- WHAT IS NEEDED:
Using the listing below, give again exactly the lines from the line with "Clone this chart in D3.js." to the line with "plot.bottom + 1);", inclusive, without the pictures.

- RECORD LIST:
------------------------------------

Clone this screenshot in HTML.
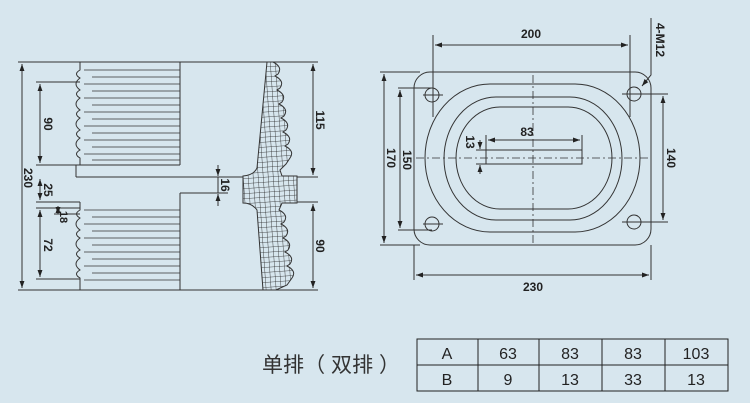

------------------------------------

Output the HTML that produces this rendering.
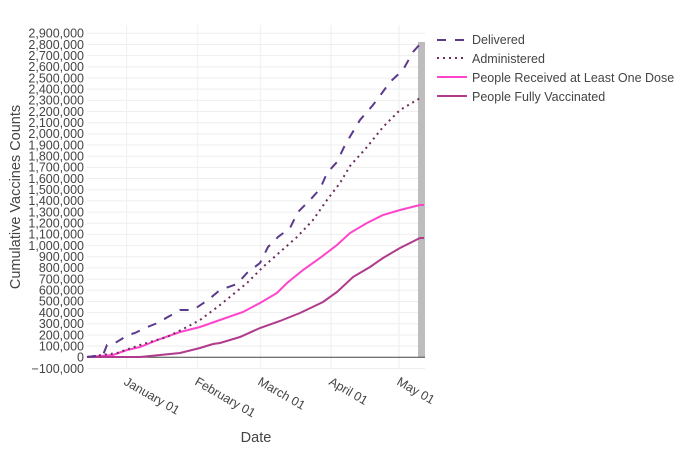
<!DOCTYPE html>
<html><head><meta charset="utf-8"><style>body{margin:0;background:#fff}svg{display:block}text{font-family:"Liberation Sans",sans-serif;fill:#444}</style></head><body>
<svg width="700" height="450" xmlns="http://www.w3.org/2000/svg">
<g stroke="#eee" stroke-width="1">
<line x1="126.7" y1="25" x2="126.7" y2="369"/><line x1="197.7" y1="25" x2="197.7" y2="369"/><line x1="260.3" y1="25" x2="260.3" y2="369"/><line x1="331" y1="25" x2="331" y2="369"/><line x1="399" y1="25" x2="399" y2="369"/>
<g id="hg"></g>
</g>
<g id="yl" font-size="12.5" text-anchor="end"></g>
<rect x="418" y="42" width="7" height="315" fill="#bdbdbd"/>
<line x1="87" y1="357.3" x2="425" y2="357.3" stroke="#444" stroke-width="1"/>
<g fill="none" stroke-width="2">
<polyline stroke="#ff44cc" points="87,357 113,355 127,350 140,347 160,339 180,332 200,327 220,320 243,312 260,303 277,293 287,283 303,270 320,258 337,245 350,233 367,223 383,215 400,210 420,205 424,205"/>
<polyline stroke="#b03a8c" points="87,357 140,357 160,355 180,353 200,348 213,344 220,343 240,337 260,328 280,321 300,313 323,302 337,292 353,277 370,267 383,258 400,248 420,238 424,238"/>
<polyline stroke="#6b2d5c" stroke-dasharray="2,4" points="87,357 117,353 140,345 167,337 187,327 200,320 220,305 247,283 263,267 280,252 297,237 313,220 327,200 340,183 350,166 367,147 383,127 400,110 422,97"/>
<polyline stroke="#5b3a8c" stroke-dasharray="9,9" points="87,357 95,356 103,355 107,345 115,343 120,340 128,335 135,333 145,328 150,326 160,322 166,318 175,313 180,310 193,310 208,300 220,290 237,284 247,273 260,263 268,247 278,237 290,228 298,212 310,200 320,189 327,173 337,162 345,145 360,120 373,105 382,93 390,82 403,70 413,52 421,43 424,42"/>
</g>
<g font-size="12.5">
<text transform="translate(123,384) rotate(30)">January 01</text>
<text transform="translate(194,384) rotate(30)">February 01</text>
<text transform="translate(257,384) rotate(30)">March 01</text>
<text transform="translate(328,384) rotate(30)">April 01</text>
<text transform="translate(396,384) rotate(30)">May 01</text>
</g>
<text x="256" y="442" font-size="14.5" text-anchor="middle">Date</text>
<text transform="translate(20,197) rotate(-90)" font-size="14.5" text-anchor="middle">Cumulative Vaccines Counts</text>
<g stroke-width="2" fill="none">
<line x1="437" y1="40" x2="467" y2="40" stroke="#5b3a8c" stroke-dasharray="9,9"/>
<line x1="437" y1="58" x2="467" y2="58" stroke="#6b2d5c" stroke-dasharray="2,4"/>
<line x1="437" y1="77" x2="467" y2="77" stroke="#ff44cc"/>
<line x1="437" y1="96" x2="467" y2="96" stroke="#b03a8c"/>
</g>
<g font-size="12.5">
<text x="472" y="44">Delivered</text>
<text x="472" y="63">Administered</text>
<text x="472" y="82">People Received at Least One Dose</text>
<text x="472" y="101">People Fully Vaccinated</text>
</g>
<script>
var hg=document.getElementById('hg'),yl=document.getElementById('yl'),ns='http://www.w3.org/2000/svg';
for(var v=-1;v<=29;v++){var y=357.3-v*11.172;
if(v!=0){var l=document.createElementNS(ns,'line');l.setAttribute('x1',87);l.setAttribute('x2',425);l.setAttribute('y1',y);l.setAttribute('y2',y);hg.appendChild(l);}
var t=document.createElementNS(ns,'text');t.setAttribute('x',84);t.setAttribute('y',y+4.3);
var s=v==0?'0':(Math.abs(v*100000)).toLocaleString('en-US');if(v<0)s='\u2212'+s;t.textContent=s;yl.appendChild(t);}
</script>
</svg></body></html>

------------------------------------

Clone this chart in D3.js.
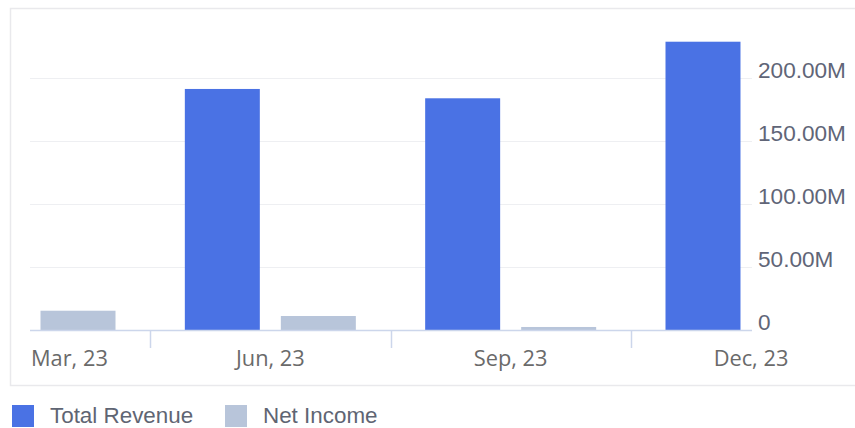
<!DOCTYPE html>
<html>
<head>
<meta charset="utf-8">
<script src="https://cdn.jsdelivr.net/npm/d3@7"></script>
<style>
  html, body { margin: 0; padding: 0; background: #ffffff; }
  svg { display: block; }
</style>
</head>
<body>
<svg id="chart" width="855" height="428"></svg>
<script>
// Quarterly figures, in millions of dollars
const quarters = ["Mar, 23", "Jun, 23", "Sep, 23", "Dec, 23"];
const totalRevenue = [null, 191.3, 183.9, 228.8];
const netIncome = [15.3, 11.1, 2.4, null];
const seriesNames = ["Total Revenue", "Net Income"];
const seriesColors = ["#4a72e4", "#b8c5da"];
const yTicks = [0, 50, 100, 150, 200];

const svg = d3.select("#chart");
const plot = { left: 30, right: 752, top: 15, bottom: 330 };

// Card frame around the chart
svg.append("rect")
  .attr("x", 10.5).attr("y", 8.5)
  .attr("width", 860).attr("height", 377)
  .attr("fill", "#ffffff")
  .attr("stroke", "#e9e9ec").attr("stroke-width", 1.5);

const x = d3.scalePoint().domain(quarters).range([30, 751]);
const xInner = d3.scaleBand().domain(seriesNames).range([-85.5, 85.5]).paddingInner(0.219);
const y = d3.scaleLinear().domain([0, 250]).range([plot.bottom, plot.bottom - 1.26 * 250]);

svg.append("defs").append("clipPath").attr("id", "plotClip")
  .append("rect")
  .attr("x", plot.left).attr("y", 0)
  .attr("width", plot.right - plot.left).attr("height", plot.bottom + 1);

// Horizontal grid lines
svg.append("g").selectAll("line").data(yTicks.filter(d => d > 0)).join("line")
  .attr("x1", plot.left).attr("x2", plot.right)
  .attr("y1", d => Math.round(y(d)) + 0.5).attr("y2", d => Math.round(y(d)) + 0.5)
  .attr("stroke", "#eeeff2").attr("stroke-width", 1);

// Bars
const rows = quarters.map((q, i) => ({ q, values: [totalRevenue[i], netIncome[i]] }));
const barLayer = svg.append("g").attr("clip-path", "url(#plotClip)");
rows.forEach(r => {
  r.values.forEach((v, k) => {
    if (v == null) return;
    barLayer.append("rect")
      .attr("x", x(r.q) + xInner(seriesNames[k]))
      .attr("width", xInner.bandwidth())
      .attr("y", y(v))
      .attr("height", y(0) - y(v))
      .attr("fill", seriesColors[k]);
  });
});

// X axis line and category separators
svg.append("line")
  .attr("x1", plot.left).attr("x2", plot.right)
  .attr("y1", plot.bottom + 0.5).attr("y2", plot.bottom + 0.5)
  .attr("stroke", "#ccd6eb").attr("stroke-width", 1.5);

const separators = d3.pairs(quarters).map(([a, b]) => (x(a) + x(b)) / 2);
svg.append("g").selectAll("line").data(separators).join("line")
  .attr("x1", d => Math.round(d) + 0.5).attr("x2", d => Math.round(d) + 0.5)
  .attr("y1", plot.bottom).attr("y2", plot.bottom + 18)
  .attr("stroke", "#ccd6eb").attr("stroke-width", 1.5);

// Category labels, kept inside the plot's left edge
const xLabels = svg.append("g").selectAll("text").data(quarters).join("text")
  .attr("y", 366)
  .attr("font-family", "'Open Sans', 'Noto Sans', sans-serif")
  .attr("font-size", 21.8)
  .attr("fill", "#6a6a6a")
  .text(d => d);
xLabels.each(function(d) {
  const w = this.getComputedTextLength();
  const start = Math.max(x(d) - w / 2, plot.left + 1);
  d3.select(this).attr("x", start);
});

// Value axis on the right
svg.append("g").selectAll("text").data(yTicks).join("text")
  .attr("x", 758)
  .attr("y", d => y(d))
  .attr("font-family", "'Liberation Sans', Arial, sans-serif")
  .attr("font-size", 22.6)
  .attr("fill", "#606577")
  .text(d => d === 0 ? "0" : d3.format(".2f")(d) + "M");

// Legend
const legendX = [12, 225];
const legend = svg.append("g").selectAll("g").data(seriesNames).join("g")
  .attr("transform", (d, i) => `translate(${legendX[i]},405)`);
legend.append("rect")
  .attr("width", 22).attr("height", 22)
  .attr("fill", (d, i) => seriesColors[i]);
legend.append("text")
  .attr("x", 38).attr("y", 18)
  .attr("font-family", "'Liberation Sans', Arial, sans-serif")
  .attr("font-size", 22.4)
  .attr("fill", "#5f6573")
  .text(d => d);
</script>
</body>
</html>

------------------------------------

- TASK ANSWER:
Clone this chart in D3.js.
<!DOCTYPE html>
<html>
<head>
<meta charset="utf-8">
<script src="https://cdn.jsdelivr.net/npm/d3@7"></script>
<style>
  html, body { margin: 0; padding: 0; background: #ffffff; }
  svg { display: block; }
</style>
</head>
<body>
<svg id="chart" width="855" height="428"></svg>
<script>
// Quarterly figures, in millions of dollars
const quarters = ["Mar, 23", "Jun, 23", "Sep, 23", "Dec, 23"];
const totalRevenue = [null, 191.3, 183.9, 228.8];
const netIncome = [15.3, 11.1, 2.4, null];
const seriesNames = ["Total Revenue", "Net Income"];
const seriesColors = ["#4a72e4", "#b8c5da"];
const yTicks = [0, 50, 100, 150, 200];

const svg = d3.select("#chart");
const plot = { left: 30, right: 752, top: 15, bottom: 330 };

// Card frame around the chart
svg.append("rect")
  .attr("x", 10.5).attr("y", 8.5)
  .attr("width", 860).attr("height", 377)
  .attr("fill", "#ffffff")
  .attr("stroke", "#e9e9ec").attr("stroke-width", 1.5);

const x = d3.scalePoint().domain(quarters).range([30, 751]);
const xInner = d3.scaleBand().domain(seriesNames).range([-85.5, 85.5]).paddingInner(0.219);
const y = d3.scaleLinear().domain([0, 250]).range([plot.bottom, plot.bottom - 1.26 * 250]);

svg.append("defs").append("clipPath").attr("id", "plotClip")
  .append("rect")
  .attr("x", plot.left).attr("y", 0)
  .attr("width", plot.right - plot.left).attr("height", plot.bottom + 1);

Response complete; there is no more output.